Requirements -
Write each line of the material exactly as given, from the top through the line that contains "plt.rcParams['font.family'] = ['Liberation", and omit all pictures.

________________________________________

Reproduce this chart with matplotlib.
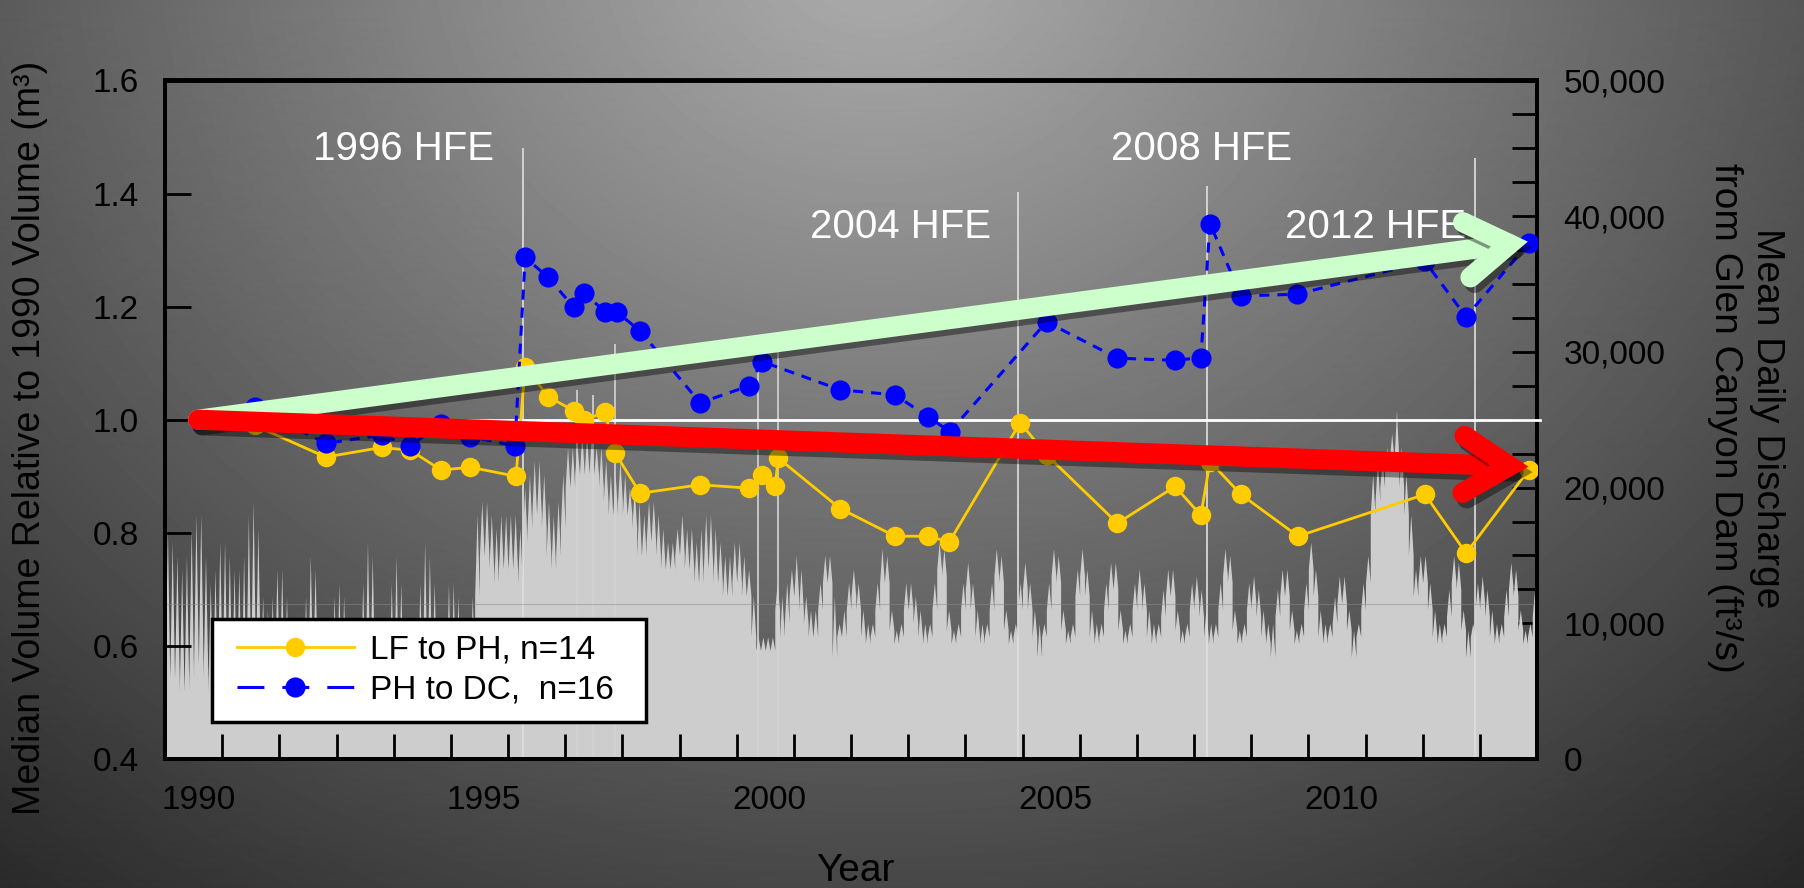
import numpy as np
import matplotlib.pyplot as plt
import matplotlib.patheffects as pe
from matplotlib.patches import FancyArrowPatch, Rectangle
from matplotlib.lines import Line2D
from matplotlib.ticker import FuncFormatter

plt.rcParams['font.family'] = ['Liberation Sans', 'DejaVu Sans']

# ---- median sand volume relative to 1990 ----
lf_ph_year = [1990.58, 1991.57, 1992.81, 1993.79, 1994.29, 1994.83, 1995.34, 1996.14, 1996.30,
              1996.70, 1997.15, 1997.33, 1997.70, 1997.87, 1998.31, 1999.36, 2000.22, 2000.44,
              2000.67, 2000.73, 2001.81, 2002.77, 2003.35, 2003.72, 2004.96, 2005.42, 2006.66,
              2007.67, 2008.12, 2008.28, 2008.82, 2009.82, 2012.04, 2012.76, 2013.86]
lf_ph_vol = [1.000, 0.990, 0.934, 0.951, 0.946, 0.911, 0.916, 0.900, 1.094,
             1.041, 1.016, 1.000, 1.013, 0.942, 0.870, 0.885, 0.879, 0.902,
             0.883, 0.932, 0.843, 0.794, 0.794, 0.784, 0.995, 0.938, 0.817,
             0.882, 0.831, 0.926, 0.868, 0.794, 0.868, 0.764, 0.912]

ph_dc_year = [1990.58, 1991.57, 1992.81, 1993.79, 1994.29, 1994.83, 1995.34, 1996.12, 1996.30,
              1996.70, 1997.15, 1997.33, 1997.70, 1997.90, 1998.31, 1999.36, 2000.22, 2000.44,
              2001.81, 2002.77, 2003.35, 2003.73, 2005.42, 2006.66, 2007.67, 2008.12, 2008.28,
              2008.82, 2009.81, 2012.04, 2012.76, 2013.86]
ph_dc_vol = [1.000, 1.023, 0.958, 0.973, 0.954, 0.993, 0.970, 0.954, 1.287,
             1.252, 1.199, 1.224, 1.191, 1.191, 1.157, 1.030, 1.060, 1.103,
             1.053, 1.044, 1.005, 0.979, 1.173, 1.109, 1.105, 1.110, 1.347,
             1.219, 1.222, 1.280, 1.182, 1.313]

# trend arrows (start / end in year, relative volume)
trend_start = (1990.58, 1.0)
trend_up_end = (2013.84, 1.315)
trend_down_end = (2013.85, 0.917)

# ---- Glen Canyon Dam discharge (1000 ft3/s), Jan..Dec of each year ----
# flow level held through each month
q_level_1990_1995 = [
    6, 6, 6, 5, 5, 6, 7, 7, 6, 5, 5, 6,               # 1990
    6, 6, 5, 5, 5, 6, 7, 7, 5, 5, 5, 6,               # 1991
    5, 5, 5, 5, 5, 5, 6, 6, 5, 5, 5, 5,               # 1992
    5, 5, 5, 5, 5, 5, 6, 6, 5, 5, 5, 5,               # 1993
    5, 5, 5, 5, 5, 5, 6, 6, 6, 5, 5, 5,               # 1994
    5, 5, 5, 5, 6, 12, 15, 15, 14, 13, 14, 14]        # 1995
q_level_1996_2001 = [
    14, 14, 13, 16, 17, 18, 18, 17, 15, 14, 15, 17,   # 1996
    20, 20, 21, 21, 21, 21, 21, 20, 19, 18, 18, 19,   # 1997
    18, 18, 17, 15, 15, 16, 16, 15, 14, 14, 14, 15,   # 1998
    15, 14, 14, 13, 13, 14, 14, 13, 13, 12, 12, 13,   # 1999
    13, 12, 12, 9, 8, 8, 8, 8, 11, 9, 10, 12,         # 2000
    12, 11, 10, 9, 9, 11, 13, 13, 7.5, 9, 9, 11]      # 2001
q_level_2002_2007 = [
    12, 11, 9, 8.5, 9, 11, 13, 13, 9.5, 8.5, 9, 11,      # 2002
    11, 10, 9, 8.5, 9, 11, 14, 13.5, 9.5, 8.5, 9, 11,    # 2003
    12.5, 11, 9, 8.5, 9, 11, 13.5, 13, 9.5, 8.5, 9, 11,  # 2004
    12.5, 11, 9, 7.5, 9, 11, 13.5, 13, 9.5, 8.5, 9, 12,  # 2005
    13.5, 12, 9, 8.5, 9, 11, 12.5, 12.5, 9.5, 8.5, 9, 11,  # 2006
    12, 11, 9, 8.5, 9, 10.5, 12, 12, 9.5, 8.5, 9, 11]    # 2007
q_level_2008_2013 = [
    11.5, 10.5, 9, 8.5, 9, 11, 13.5, 13, 9.5, 8.5, 9, 11,  # 2008
    11.5, 10.5, 9, 8.5, 7.5, 10.5, 12, 12, 9.5, 8.5, 9, 11,  # 2009
    14, 12, 9, 8.5, 9, 10, 11.5, 11.5, 9.5, 7.5, 9, 11,    # 2010
    13, 18, 19, 20, 21, 22, 22, 20, 18, 15, 12, 13,        # 2011
    13, 11, 9, 8.5, 9, 10.5, 13, 12.5, 9.5, 7.5, 9, 11,    # 2012
    11.5, 10.5, 9, 8.5, 9, 10.5, 12.5, 12, 9.5, 8.5, 9, 10.5]  # 2013

# highest daily flow reached inside each month
q_peak_1990_1995 = [
    17, 16, 15, 14, 15, 17, 18, 18, 15, 13, 14, 16,
    16, 15, 14, 14, 15, 18, 19, 17, 12, 11, 12, 14,
    14, 12, 10, 9, 10, 12, 15, 14, 10, 9, 10, 12,
    13, 12, 10, 9, 10, 13, 16, 15, 10, 9, 10, 13,
    15, 13, 10, 9, 10, 13, 16, 15, 13, 9, 10, 13,
    13, 12, 10, 10, 12, 18, 19, 19, 18, 17, 18, 18]
q_peak_1996_2001 = [
    18, 18, 17, 20, 21, 22, 22, 21, 19, 18, 19, 21,
    23, 23, 23, 24, 24, 24, 23, 23, 22, 21, 21, 22,
    21, 20, 20, 19, 18, 19, 19, 18, 17, 16, 16, 17,
    18, 17, 17, 16, 17, 18, 18, 17, 16, 15, 15, 16,
    16, 15, 14, 12, 9, 9, 9, 9, 13, 12, 13, 14,
    15, 14, 12, 11, 11, 13, 15, 15, 12, 10, 11, 13]
q_peak_2002_2007 = [
    14, 13, 11, 10, 10, 13, 15.5, 15, 11, 9.5, 10, 13,
    13, 12, 11, 10, 10, 13, 16, 15.5, 11, 9.5, 10, 13,
    14.5, 13, 11, 10, 10, 13, 15.5, 15, 11, 9.5, 10, 13,
    14.5, 13, 11, 10, 10, 13, 15.5, 15, 11, 9.5, 10, 14,
    15.5, 14, 11, 10, 10, 13, 14.5, 14.5, 11, 9.5, 10, 13,
    14, 13, 11, 10, 10, 12.5, 14, 14, 11, 9.5, 10, 13]
q_peak_2008_2013 = [
    13.5, 12.5, 11, 10, 10, 13, 15.5, 15, 11, 9.5, 10, 13,
    13.5, 12.5, 11, 10, 10, 12.5, 14, 14, 11, 9.5, 10, 13,
    16, 14, 11, 10, 10, 12, 13.5, 13.5, 11, 9.5, 10, 13,
    15, 21, 22, 22, 23, 24, 25.7, 23, 21, 18, 14, 15,
    15, 13, 11, 10, 10, 12.5, 15, 14.5, 11, 9.5, 10, 13,
    13.5, 12.5, 11, 10, 10, 12.5, 14.5, 14, 11, 9.5, 10, 12.5]

# short high-flow spikes (HFEs and others), year and peak ft3/s
hfe_year = [1996.26, 2004.93, 2008.22, 2012.92]
hfe_peak = [45000, 41800, 42200, 44300]
spike_year = [1997.20, 1997.49, 1997.87, 2000.37, 2000.72]
spike_peak = [27200, 26800, 30600, 29400, 30100]

hfe_labels = ['1996 HFE', '2004 HFE', '2008 HFE', '2012 HFE']
hfe_label_x = [1994.17, 2002.86, 2008.14, 2011.18]
hfe_label_y = [1.459, 1.322, 1.459, 1.322]

x_label_years = [1990, 1995, 2000, 2005, 2010]

# ---------------------------------------------------------------
W, H = 1804, 888
fig = plt.figure(figsize=(W / 100, H / 100), dpi=100)

# grey radial background
yy, xx = np.mgrid[0:H, 0:W]
dist = np.hypot(xx - 880, (yy + 60) * 1.15)
shade = np.clip(175 - 0.095 * dist, 30, 200) / 255
bg = fig.add_axes([0, 0, 1, 1])
bg.imshow(shade, cmap='gray', vmin=0, vmax=1, aspect='auto', extent=(0, 1, 0, 1))
bg.axis('off')
bg.set_zorder(-10)

rect = [165 / W, (H - 759) / H, 1372 / W, 678.5 / H]
ax = fig.add_axes(rect)
ax2 = ax.twinx()
ax.set_zorder(2)
ax2.set_zorder(1)
ax.patch.set_visible(False)
ax2.patch.set_visible(False)

# discharge hydrograph on right axis: each month holds its level with one peak
q_level = np.array(q_level_1990_1995 + q_level_1996_2001 + q_level_2002_2007 + q_level_2008_2013) * 1000
q_peak = np.array(q_peak_1990_1995 + q_peak_1996_2001 + q_peak_2002_2007 + q_peak_2008_2013) * 1000
t0 = 1990 + np.arange(len(q_level)) / 12
xs = np.column_stack([t0, t0 + 1 / 24, t0 + 1 / 12]).ravel()
ys = np.column_stack([q_level, q_peak, q_level]).ravel()
ax2.fill_between(xs, 0, ys, color='#cdcdcd', lw=0, zorder=2)
ax2.vlines(spike_year, 0, spike_peak, color='#d4d4d4', lw=1.2, zorder=2)
ax2.vlines(hfe_year, 0, hfe_peak, color='#e0e0e0', lw=1.2, zorder=2)
ax2.axhline(11400, color='#8a8a8a', lw=0.8, alpha=0.5, zorder=3)

ax2.set_ylim(0, 50000)
ax2.set_yticks(range(0, 50001, 10000))
ax2.set_yticks(range(0, 50001, 2500), minor=True)
ax2.yaxis.set_major_formatter(FuncFormatter(lambda v, p: f'{int(v):,}'))
ax2.tick_params(axis='y', which='both', direction='in', length=18, width=2, labelsize=24, pad=19)

# white reference line at 1.0
ax.plot([1990.45, 2014.05], [1.0, 1.0], color='white', lw=2, zorder=3, clip_on=False)

gold_line, = ax.plot(lf_ph_year, lf_ph_vol, '-o', color='#FFCC00', lw=2, ms=13, zorder=5)
ax.plot(ph_dc_year, ph_dc_vol, '--o', color='#0000FF', lw=2.2, ms=13.5, dashes=(3.3, 2.6), zorder=6)

for txt, x, y in zip(hfe_labels, hfe_label_x, hfe_label_y):
    ax.text(x, y, txt, color='white', fontsize=29, ha='center', va='baseline', zorder=4)


def trend_arrow(end, color, lw, hl, hw, z):
    arr = FancyArrowPatch(trend_start, end, arrowstyle=f'->,head_length={hl},head_width={hw}',
                          mutation_scale=1, lw=lw, color=color, capstyle='round', joinstyle='miter',
                          shrinkA=0, shrinkB=0, zorder=z,
                          path_effects=[pe.SimpleLineShadow(offset=(3, -4), shadow_color='black', alpha=0.4),
                                        pe.Normal()])
    ax.add_patch(arr)


trend_arrow(trend_up_end, '#CCFFCC', 14.5, 31, 20, 10)
trend_arrow(trend_down_end, '#FF0000', 14.5, 33, 20.5, 11)

ax.set_xlim(1990, 2014)
ax.set_ylim(0.4, 1.6)
ax.set_yticks([0.4, 0.6, 0.8, 1.0, 1.2, 1.4, 1.6])
ax.yaxis.set_major_formatter(FuncFormatter(lambda v, p: f'{v:.1f}'))
ax.tick_params(axis='y', direction='in', length=19, width=2, labelsize=24, pad=19)
ax.set_xticks([y + 0.58 for y in x_label_years])
ax.set_xticklabels([str(y) for y in x_label_years])
ax.set_xticks(range(1990, 2015), minor=True)
ax.tick_params(axis='x', which='major', length=0, labelsize=24, pad=19)
ax.tick_params(axis='x', which='minor', direction='in', length=18, width=2)

for a in (ax, ax2):
    for s in a.spines.values():
        s.set_linewidth(2.8)
        s.set_color('black')

# legend: white box drawn separately so the padding can match the original
ax.add_patch(Rectangle((47 / 1372, 37 / 678.5), 434 / 1372, 103 / 678.5, transform=ax.transAxes,
                       facecolor='white', edgecolor='black', lw=2.5, zorder=19))
blue_handle = Line2D([], [], color='#0000FF', lw=2.2, ls='--', dashes=(8.8, 5.9), marker='o', ms=13.5)
leg = ax.legend([gold_line, blue_handle], ['LF to PH, n=14', 'PH to DC,  n=16'],
                loc='center left', bbox_to_anchor=(72 / 1372, 89 / 678.5), borderaxespad=0,
                frameon=False, fontsize=24, borderpad=0,
                handlelength=3.5, handletextpad=0.5, labelspacing=0.25)
leg.set_zorder(20)

fig.text(30 / W, 1 - 438 / H, 'Median Volume Relative to 1990 Volume (m³)',
         rotation=90, ha='center', va='center', fontsize=27)
fig.text(1746 / W, 1 - 418 / H, 'Mean Daily Discharge\nfrom Glen Canyon Dam (ft³/s)',
         rotation=270, ha='center', va='center', multialignment='center', fontsize=28, linespacing=1.2)
fig.text(855 / W, (H - 880.5) / H, 'Year', ha='center', va='baseline', fontsize=28)

fig.savefig('out.png', dpi=100)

________________________________________

Worked answer -
Reproduce this chart with matplotlib.
import numpy as np
import matplotlib.pyplot as plt
import matplotlib.patheffects as pe
from matplotlib.patches import FancyArrowPatch, Rectangle
from matplotlib.lines import Line2D
from matplotlib.ticker import FuncFormatter

plt.rcParams['font.family'] = ['Liberation Sans', 'DejaVu Sans']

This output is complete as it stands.